How (Bagaimana Kasus Ini Diungkap dan Ditangani)
- Peran Media dan Laporan Masyarakat
- Media memiliki peran penting dalam mengungkap penyimpangan yang terjadi di proyek Hambalang. Laporan investigatif oleh media membangkitkan kesadaran publik dan mendorong KPK untuk bertindak.
- Laporan masyarakat kepada KPK juga menjadi dasar awal investigasi.
- Penyelidikan KPK
- KPK melakukan penyelidikan mendalam dengan mengumpulkan bukti-bukti, memeriksa saksi-saksi, dan melakukan penggeledahan di berbagai lokasi terkait proyek Hambalang.
- Teknologi forensik dan audit forensik digunakan untuk melacak aliran dana dan menemukan bukti penyimpangan.
- Proses Hukum yang Transparan
- Proses hukum dilakukan secara transparan dengan pengadilan terbuka yang dapat diakses oleh publik dan media.
- KPK bekerja sama dengan berbagai instansi lain, termasuk Badan Pemeriksa Keuangan (BPK) dan Pusat Pelaporan dan Analisis Transaksi Keuangan (PPATK), untuk mengungkap seluruh jaringan korupsi dalam proyek ini.
Kesimpulan
Fenomena korupsi di Indonesia merupakan masalah kompleks yang telah mengakar dalam berbagai sektor kehidupan masyarakat dan pemerintahan.
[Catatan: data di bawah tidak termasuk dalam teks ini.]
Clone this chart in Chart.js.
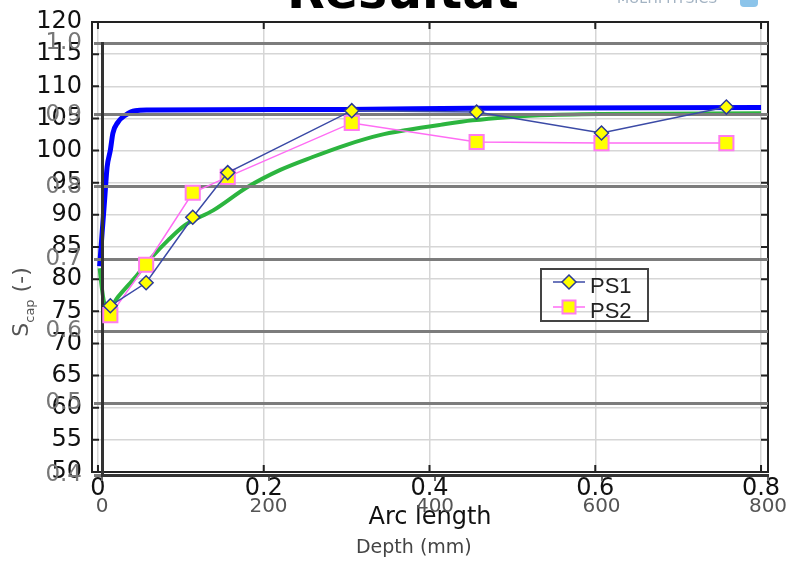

Dengan menggunakan pemikiran Ranggawarsita, yang membagi peradaban menjadi tiga fase utama: Kalasuba (masa kemakmuran), Katatidha (masa ketidakpastian), dan Kalabendhu (masa kegelapan), kita dapat menganalisis pola dan dampak korupsi di Indonesia dengan lebih mendalam.
Masa Kalasuba mencerminkan periode pembangunan yang penuh semangat dan niat baik untuk memajukan negara, seperti yang terlihat pada awal-awal proyek besar pemerintah. Namun, seringkali fase ini tergelincir ke dalam Katatidha, di mana penyimpangan mulai terjadi, menunjukkan ketidaktransparanan, nepotisme, dan penyalahgunaan kekuasaan. Akhirnya, korupsi mencapai puncaknya di masa Kalabendhu, menyebabkan kerugian besar bagi negara dan masyarakat, serta hilangnya kepercayaan publik terhadap institusi pemerintahan dan hukum.
Kasus-kasus korupsi besar seperti BLBI, E-KTP, Hambalang, Suap Bakamla, dan Jiwasraya adalah contoh nyata dari pola ini. Setiap kasus menunjukkan bagaimana proyek yang dimulai dengan tujuan mulia dapat berubah menjadi skandal besar akibat praktik korupsi, mengakibatkan kerugian yang sangat besar dan dampak negatif yang luas.
Pemikiran Ranggawarsita menekankan pentingnya moralitas, pendidikan, dan reformasi institusional dalam mencegah terjadinya fase Kalabendhu. Pendidikan anti-korupsi dan peningkatan integritas moral pejabat publik sangat diperlukan untuk mencegah penyalahgunaan kekuasaan. Selain itu, reformasi dalam sistem pengawasan, peningkatan transparansi, dan akuntabilitas juga menjadi langkah penting untuk memberantas korupsi.
Partisipasi aktif masyarakat dalam mengawasi jalannya pemerintahan dan melaporkan kasus korupsi juga sangat penting. Pemerintah harus menunjukkan komitmen yang kuat dalam memberantas korupsi dengan memberikan contoh yang baik dan menindak pelaku korupsi tanpa pandang bulu.
Dengan memahami pola korupsi melalui lensa pemikiran Ranggawarsita, kita dapat merancang strategi yang lebih efektif untuk memutus siklus korupsi di Indonesia. Upaya bersama dari pemerintah, masyarakat, dan lembaga penegak hukum diperlukan untuk mengembalikan Indonesia ke masa Kalasuba yang penuh kemakmuran dan keadilan, serta mencegah terjadinya kembali masa kegelapan (Kalabendhu).
CITASI
Subanar, G. P. (2001). Ranggawarsita: Pembimbing Zaman. Yogyakarta: Kanisius.